SchoolJournalism.org

Observation

C. Dow Tate
Hillcrest High School
Dallas, Texas

The Ultimate Goal
To use all five senses to gather detail for a feature story.

Objectives

  • To demonstrate how to observe using all five senses to capture the details needed to describe and bring to life a scene. People observe by smelling, tasting, touching and hearing as well as by seeing scenes, and so should writers.
  • To develop the student’s sense of what precise detail means. Was the chameleon “green” or “chartreuse”? Was the “moving air”, the “wind”, a “breeze” or a “draft”?
  • To develop a sense of what makes details relevant. Students must learn to choose details that add to the overall focus of the story.
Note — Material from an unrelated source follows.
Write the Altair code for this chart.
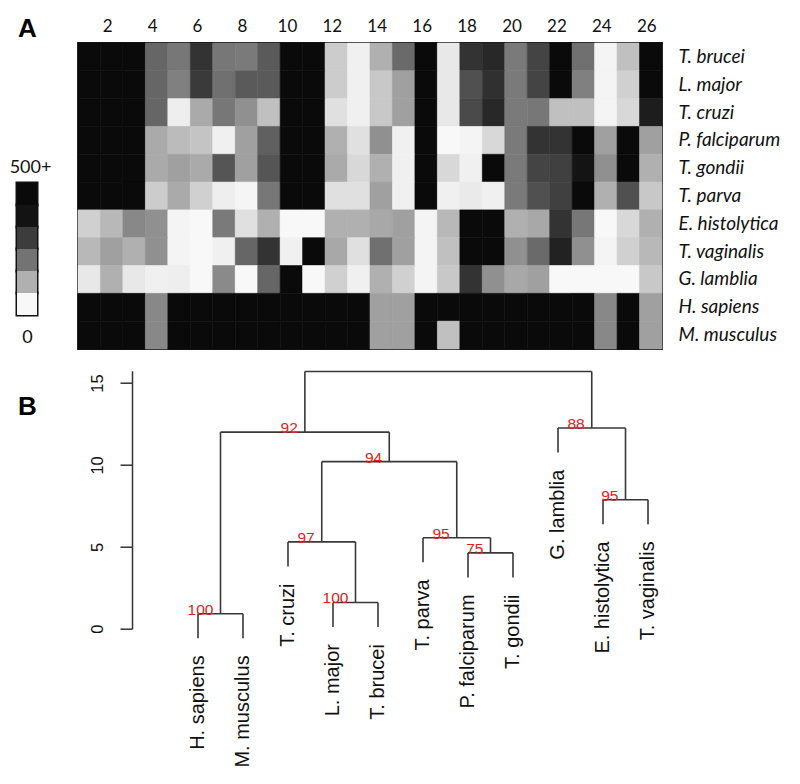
import altair as alt
import pandas as pd

# ---------------- Panel A: heatmap data ----------------
species = ["T. brucei", "L. major", "T. cruzi", "P. falciparum", "T. gondii", "T. parva",
           "E. histolytica", "T. vaginalis", "G. lamblia", "H. sapiens", "M. musculus"]
column_numbers = list(range(1, 27))
column_tick_labels = [2, 4, 6, 8, 10, 12, 14, 16, 18, 20, 22, 24, 26]

counts_t_brucei = [500, 500, 500, 307, 271, 414, 271, 265, 332, 500, 500, 92, 17, 151, 298, 500, 34, 414, 437, 265, 378, 500, 286, 8, 118, 500]
counts_l_major = [500, 500, 500, 307, 252, 400, 286, 332, 332, 500, 500, 92, 17, 101, 185, 500, 34, 353, 420, 265, 378, 500, 252, 8, 84, 500]
counts_t_cruzi = [500, 500, 500, 307, 21, 164, 271, 218, 118, 500, 500, 50, 17, 101, 185, 500, 34, 365, 437, 265, 271, 118, 118, 8, 67, 460]
counts_p_falciparum = [500, 500, 500, 164, 128, 109, 17, 185, 319, 500, 500, 151, 50, 218, 17, 500, 0, 8, 67, 265, 414, 414, 500, 185, 500, 185]
counts_t_gondii = [500, 500, 500, 164, 185, 164, 342, 185, 342, 500, 500, 164, 67, 151, 17, 500, 67, 17, 500, 265, 378, 387, 480, 218, 500, 151]
counts_t_parva = [500, 500, 500, 92, 164, 84, 21, 6, 271, 500, 500, 50, 50, 185, 17, 500, 17, 29, 17, 265, 353, 387, 500, 151, 353, 101]
counts_e_histolytica = [84, 134, 235, 218, 8, 0, 265, 50, 151, 0, 0, 151, 151, 168, 185, 8, 134, 500, 500, 151, 168, 414, 271, 0, 67, 151]
counts_t_vaginalis = [134, 185, 151, 218, 8, 0, 17, 307, 414, 17, 500, 168, 50, 286, 185, 8, 118, 500, 500, 218, 298, 450, 218, 8, 84, 134]
counts_g_lamblia = [34, 151, 34, 17, 21, 0, 231, 0, 307, 500, 0, 84, 17, 151, 84, 8, 101, 414, 218, 168, 185, 0, 0, 0, 0, 101]
counts_h_sapiens = [500, 500, 500, 235, 500, 500, 500, 500, 500, 500, 500, 500, 500, 185, 185, 500, 500, 500, 500, 500, 500, 500, 500, 235, 500, 185]
counts_m_musculus = [500, 500, 500, 235, 500, 500, 500, 500, 500, 500, 500, 500, 500, 185, 185, 500, 118, 500, 500, 500, 500, 500, 500, 235, 500, 185]

count_rows = [counts_t_brucei, counts_l_major, counts_t_cruzi, counts_p_falciparum, counts_t_gondii,
              counts_t_parva, counts_e_histolytica, counts_t_vaginalis, counts_g_lamblia,
              counts_h_sapiens, counts_m_musculus]

# colour key
legend_levels = ["500+", "400", "300", "200", "100", "0"]
legend_colors = ["#0a0a0a", "#131313", "#3c3c3c", "#737373", "#b0b0b0", "#f8f8f8"]

# ---------------- Panel B: dendrogram data ----------------
leaf_names = ["H. sapiens", "M. musculus", "T. cruzi", "L. major", "T. brucei", "T. parva",
              "P. falciparum", "T. gondii", "G. lamblia", "E. histolytica", "T. vaginalis"]
leaf_positions = [1, 2, 3, 4, 5, 6, 7, 8, 9, 10, 11]
merge_left = [-1, -4, -7, -3, -6, -10, 4, 1, -9, 8]
merge_right = [-2, -5, -8, 2, 3, -11, 5, 7, 6, 9]
merge_height = [0.91, 1.6, 4.63, 5.3, 5.55, 7.87, 10.2, 12.0, 12.25, 15.7]
merge_support = [100, 100, 75, 97, 95, 95, 94, 92, 88, None]
hang = 1.5
y_ticks = [0, 5, 10, 15]

# ---------------- build tables ----------------
heat_records = []
for sp, row in zip(species, count_rows):
    for col, val in zip(column_numbers, row):
        heat_records.append({"species": sp, "column": col, "count": val})
heat_df = pd.DataFrame(heat_records)

seg_records, node_x, leaf_bottom = [], [], {}
for k in range(len(merge_left)):
    h = merge_height[k]
    xs = []
    for c in (merge_left[k], merge_right[k]):
        if c < 0:
            cx = leaf_positions[-c - 1]
            bottom = h - hang
            leaf_bottom[-c - 1] = bottom
        else:
            cx = node_x[c - 1]
            bottom = merge_height[c - 1]
        seg_records.append({"x": cx, "y": bottom, "x2": cx, "y2": h})
        xs.append(cx)
    seg_records.append({"x": xs[0], "y": h, "x2": xs[1], "y2": h})
    node_x.append((xs[0] + xs[1]) / 2)
seg_df = pd.DataFrame(seg_records)

boot_df = pd.DataFrame([{"x": node_x[k], "y": merge_height[k], "label": str(merge_support[k])}
                        for k in range(len(merge_support)) if merge_support[k] is not None])
leaf_df = pd.DataFrame([{"x": leaf_positions[i], "y": leaf_bottom[i], "name": leaf_names[i]}
                        for i in range(len(leaf_names))])
legend_df = pd.DataFrame({"level": legend_levels})

# ---------------- colour key ----------------
key_base = alt.Chart(legend_df).encode(
    y=alt.Y("level:N", sort=legend_levels,
            scale=alt.Scale(range=[140, 272], paddingInner=0, paddingOuter=0), axis=None)
)
key_frame = key_base.mark_rect(fill="#111111", stroke="#111111", strokeWidth=3)
key_fill = key_base.mark_rect().encode(
    color=alt.Color("level:N", legend=None,
                    scale=alt.Scale(domain=legend_levels, range=legend_colors)))
key_top = key_base.mark_text(font="Lato", fontSize=18, dx=3.5, dy=-21, baseline="alphabetic",
                             color="#111111").encode(text="level:N").transform_filter(
    alt.datum.level == legend_levels[0])
key_bottom = key_base.mark_text(font="Lato", fontSize=18, dx=0.5, dy=39, baseline="alphabetic",
                                color="#111111").encode(text="level:N").transform_filter(
    alt.datum.level == legend_levels[-1])
key = alt.layer(key_frame, key_fill, key_top, key_bottom).properties(
    width=20, height=306, view=alt.ViewBackground(stroke="transparent", strokeWidth=0))

# ---------------- heatmap ----------------
heat_scale = alt.Scale(domain=[0, 500], range=["#f8f8f8", "#0a0a0a"], interpolate="rgb", clamp=True)
heat = alt.Chart(heat_df).mark_rect(strokeWidth=0.6).encode(
    x=alt.X("column:O", sort=column_numbers,
            scale=alt.Scale(paddingInner=0, paddingOuter=0),
            axis=alt.Axis(orient="top", values=column_tick_labels, ticks=False, domain=False,
                          labelAngle=0, labelFont="Lato", labelFontSize=17, labelColor="#111111",
                          labelPadding=8, labelOffset=-4,
                          title="A", titleFont="Liberation Sans", titleFontSize=26,
                          titleFontWeight="bold", titleColor="#000000", titleAngle=0,
                          titleAlign="center", titleBaseline="alphabetic", titleX=-51, titleY=-7)),
    y=alt.Y("species:N", sort=species,
            scale=alt.Scale(paddingInner=0, paddingOuter=0),
            axis=alt.Axis(orient="right", ticks=False, domain=False, title=None,
                          labelFont="Lato", labelFontStyle="italic", labelFontSize=19,
                          labelColor="#111111", labelPadding=16)),
    color=alt.Color("count:Q", legend=None, scale=heat_scale),
    stroke=alt.Stroke("count:Q", legend=None, scale=heat_scale),
).properties(width=584, height=306,
             view=alt.ViewBackground(stroke="#151515", strokeWidth=1.8))

top_row = alt.hconcat(key, heat, spacing=41, bounds="flush")

# ---------------- dendrogram ----------------
xscale = alt.Scale(domain=[-3.022, 11.311], nice=False, zero=False)
yscale = alt.Scale(domain=[0, 15.75], nice=False, zero=False)

branches = alt.Chart(seg_df).mark_rule(color="#383838", strokeWidth=1.6).encode(
    x=alt.X("x:Q", scale=xscale, axis=None),
    y=alt.Y("y:Q", scale=yscale,
            axis=alt.Axis(values=y_ticks, offset=-115, grid=False, tickSize=12, tickWidth=1.5,
                          tickColor="#333333", domainColor="#333333", domainWidth=1.5,
                          labelAngle=270, labelAlign="center", labelBaseline="bottom",
                          labelPadding=14.5, labelFont="Liberation Sans", labelFontSize=16.5,
                          labelColor="#111111",
                          title="B", titleFont="Liberation Sans", titleFontSize=26,
                          titleFontWeight="bold", titleColor="#000000", titleAngle=0,
                          titleAlign="center", titleBaseline="middle", titleX=-105, titleY=36)),
    x2="x2:Q", y2="y2:Q",
)
boots = alt.Chart(boot_df).mark_text(align="right", baseline="alphabetic", dx=-7, dy=1,
                                     font="Liberation Sans", fontSize=15.5, color="#dd2222").encode(
    x=alt.X("x:Q", scale=xscale), y=alt.Y("y:Q", scale=yscale), text="label:N")
leaves = alt.Chart(leaf_df).mark_text(angle=270, align="right", baseline="middle", dx=-17,
                                      font="Liberation Sans", fontSize=20, color="#111111").encode(
    x=alt.X("x:Q", scale=xscale), y=alt.Y("y:Q", scale=yscale), text="name:N")
dendro = alt.layer(branches, boots, leaves).properties(
    width=645, height=258, view=alt.ViewBackground(stroke="transparent", strokeWidth=0))

chart = alt.vconcat(top_row, dendro, spacing=19.7).properties(
    padding={"left": 1, "top": 6, "right": 2, "bottom": 2}
).configure_view(stroke="transparent").configure(font="Liberation Sans")

chart.save("out.html", embed_options={"renderer": "svg", "actions": False})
For example, the use of cashmere sweater would be good detail use if the story is about a teacher who won the lottery but still teaches. The cashmere sweater helps to show how the teacher’s life changed. The detail become needless if the story is about the heater in the school breaking down.

Ways to teach them.

  • Describing grocery items. Go to the grocery store and find cool stuff to eat or look at or smell. Come up with about six items and then label them and pass them around the room. The kiwano is a good item; it’s a cross between a kiwi and a mango. The outside is hard and kind of yellow, but the second the knife cuts through the skin, fluorescent green oozes out. Let students describe away. Post a couple of recorders at the blackboard to catch all the words the class uses, so that after all the items have been consumed or demolished, the class can discuss the list and circle the more precise and relevant words.
  • Blind boxes. Station boxes around the room, each containing an item students can smell, taste, touch or hear but can not see. Ask students to move silently from one station to another, follow the directions written at the box and list nouns, verbs and adjectives that describe what they smell, taste, touch or hear. The words in their lists should not identify or name the object. Their words and phrases should be chosen to describe the object so the reader can experience it. Students might be grouped, assigned a box and asked to combine their lists and write a descriptive sentence or two on the blackboard for class discussion.
  • Commercial exercise. Record three or four storytelling commercials popular with students and show them to the class. Have the students take notes on all the relevant details that each commercial uses to make a point. Discuss how these details appeal to the senses.
  • Childhood photos. Have students write an observation lead from an action childhood photo he or she has at home. Allow them to read the observations to the class and show the photo; then have the class respond. Structure the class response: Ask students to acknowledge vivid words, phrases and imagery. Ask them how the imagery is accurate, precise and relevant. (Have on hand a small collection of magazine and newspaper photos of common childhood experiences in case there is a student who believes he or she does not have a photo to show.)